──────── Stored data

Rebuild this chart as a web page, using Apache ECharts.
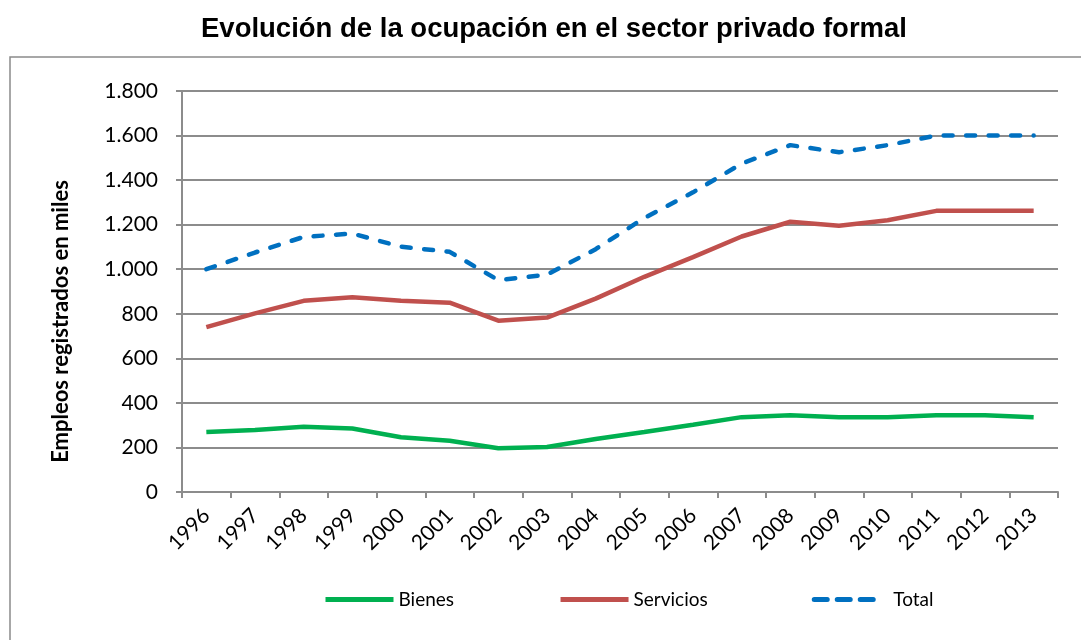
<!DOCTYPE html>
<html>
<head>
<meta charset="utf-8">
<script src="https://cdn.jsdelivr.net/npm/echarts@6/dist/echarts.min.js"></script>
<style>
  html, body { margin: 0; padding: 0; background: #fff; }
  #chart { width: 1081px; height: 640px; }
</style>
</head>
<body>
<div id="chart"></div>
<script>
// datos
const years = ['1996', '1997', '1998', '1999', '2000', '2001', '2002', '2003', '2004',
  '2005', '2006', '2007', '2008', '2009', '2010', '2011', '2012', '2013'];
const bienes = [269, 278, 293, 285, 246, 230, 196, 202, 238, 269, 302, 336, 344, 336, 336, 344, 344, 336];
const servicios = [740, 802, 858, 874, 859, 850, 769, 783, 868, 966, 1054, 1147, 1213, 1195, 1220, 1262, 1262, 1262];
const total = [1000, 1075, 1145, 1160, 1101, 1078, 951, 976, 1090, 1230, 1345, 1474, 1557, 1525, 1557, 1600, 1600, 1600];

const chart = echarts.init(document.getElementById('chart'));
const labelFont = 'Lato, "Open Sans", sans-serif';
const gridColor = '#8c8c8c';

chart.setOption({
  animation: false,
  title: {
    text: 'Evolución de la ocupación en el sector privado formal',
    left: 196,
    top: 10,
    textStyle: { fontFamily: '"Liberation Sans", Arial, sans-serif', fontSize: 27.5, fontWeight: 'bold', color: '#000' }
  },
  graphic: [{
    type: 'rect',
    shape: { x: 10, y: 57, width: 1100, height: 620 },
    style: { fill: 'none', stroke: '#8a8a8a', lineWidth: 1.5 },
    silent: true
  }],
  legend: {
    bottom: 26,
    left: 318,
    itemWidth: 68,
    itemHeight: 12,
    itemGap: 104,
    itemStyle: { opacity: 0 },
    lineStyle: { width: 5 },
    textStyle: { fontFamily: labelFont, fontSize: 19, color: '#000' },
    data: [
      'Bienes',
      'Servicios',
      { name: 'Total', lineStyle: { type: [13, 10], cap: 'round', width: 5 }, textStyle: { padding: [0, 0, 0, 6] } }
    ]
  },
  grid: { left: 182, right: 23, top: 91, bottom: 148 },
  xAxis: {
    type: 'category',
    data: years,
    boundaryGap: true,
    axisLine: { lineStyle: { color: gridColor, width: 2 } },
    axisTick: { show: true, length: 6, lineStyle: { color: gridColor, width: 2 } },
    axisLabel: { rotate: 45, margin: 20, fontFamily: labelFont, fontSize: 21, color: '#000' }
  },
  yAxis: {
    type: 'value',
    min: 0,
    max: 1800,
    interval: 200,
    name: 'Empleos registrados en miles',
    nameLocation: 'middle',
    nameGap: 110,
    nameTextStyle: { fontFamily: labelFont, fontSize: 22, fontWeight: 'bold', color: '#000', padding: [0, 60, 0, 0] },
    axisLine: { show: true, lineStyle: { color: gridColor, width: 2 } },
    axisTick: { show: true, length: 6, lineStyle: { color: gridColor, width: 2 } },
    splitLine: { lineStyle: { color: gridColor, width: 2 } },
    axisLabel: {
      margin: 24,
      fontFamily: labelFont,
      fontSize: 21,
      color: '#000',
      formatter: v => String(v).replace(/\B(?=(\d{3})+(?!\d))/g, '.')
    }
  },
  series: [
    {
      name: 'Bienes', type: 'line', data: bienes, symbol: 'none',
      itemStyle: { color: '#00B050' },
      lineStyle: { color: '#00B050', width: 4.5 }
    },
    {
      name: 'Servicios', type: 'line', data: servicios, symbol: 'none',
      itemStyle: { color: '#C0504D' },
      lineStyle: { color: '#C0504D', width: 4.5 }
    },
    {
      name: 'Total', type: 'line', data: total, symbol: 'none',
      itemStyle: { color: '#0070C0' },
      lineStyle: { color: '#0070C0', width: 4.5, type: [9, 13.5], cap: 'round' }
    }
  ]
});
</script>
</body>
</html>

────────────────

◆ Objective ◆
Please extract exactly the lines of the data, from the first through the line containing "const gridColor = '#8c8c8c';", and add no pictures to the copy.

◆ Output of the task ◆
Rebuild this chart as a web page, using Apache ECharts.
<!DOCTYPE html>
<html>
<head>
<meta charset="utf-8">
<script src="https://cdn.jsdelivr.net/npm/echarts@6/dist/echarts.min.js"></script>
<style>
  html, body { margin: 0; padding: 0; background: #fff; }
  #chart { width: 1081px; height: 640px; }
</style>
</head>
<body>
<div id="chart"></div>
<script>
// datos
const years = ['1996', '1997', '1998', '1999', '2000', '2001', '2002', '2003', '2004',
  '2005', '2006', '2007', '2008', '2009', '2010', '2011', '2012', '2013'];
const bienes = [269, 278, 293, 285, 246, 230, 196, 202, 238, 269, 302, 336, 344, 336, 336, 344, 344, 336];
const servicios = [740, 802, 858, 874, 859, 850, 769, 783, 868, 966, 1054, 1147, 1213, 1195, 1220, 1262, 1262, 1262];
const total = [1000, 1075, 1145, 1160, 1101, 1078, 951, 976, 1090, 1230, 1345, 1474, 1557, 1525, 1557, 1600, 1600, 1600];

const chart = echarts.init(document.getElementById('chart'));
const labelFont = 'Lato, "Open Sans", sans-serif';
const gridColor = '#8c8c8c';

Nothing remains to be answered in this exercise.